Le reste de la journée eut bien d’autres mécomptes et d’autres difficultés. Les Canadiens avaient ouvert leur chemin quand la rivière était basse, et maintenant une eau profonde le recouvrait trop souvent. Il nous fallait alors nous couper une autre route à travers les arbres qui s’élevaient sur des coteaux fort roides. La forêt avait autant d’épaisseur que jamais, et les sapins y étaient des plus élevés. Les enfoncements que nous rencontrions entre ces hauteurs boisées, étaient occupés par des muskegs et souvent les collines n’avaient pour pied que l’escarpement qui bordait la rivière. Les chevaux s’enfonçaient dans la boue, on les en retirait ; ils entraient dans l’eau, on les en faisait sortir ; ils s’embarrassaient dans les arbres tombés à terre, on les dégageait ; ils s’enfonçaient dans l’épaisseur du bois, on était forcé de les y aller chercher. À la nuit, L’Assiniboine était harassé et nous n’en pouvions plus.

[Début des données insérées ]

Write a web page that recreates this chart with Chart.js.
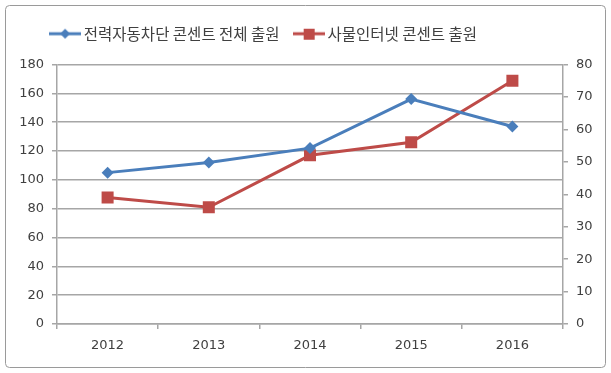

Ce fut le même genre de pays et d’obstacles jusqu’à l’après-midi du second jour depuis notre départ de l’île. Alors nous arrivâmes à deux bivouacs qui étaient tout semés de bâts, de selles et de harnais. De toutes parts, on voyait de grands cèdres coupés ; à côté, des monceaux de fragments et d’éclats, prouvant qu’on y avait fait des radeaux et des canots. Sur un arbre était inscrit que ce camp des émigrants s’appelait le Camp de la Tuerie. Nous fouillâmes toutes les directions, mais sans y pouvoir trouver aucune trace de chemin.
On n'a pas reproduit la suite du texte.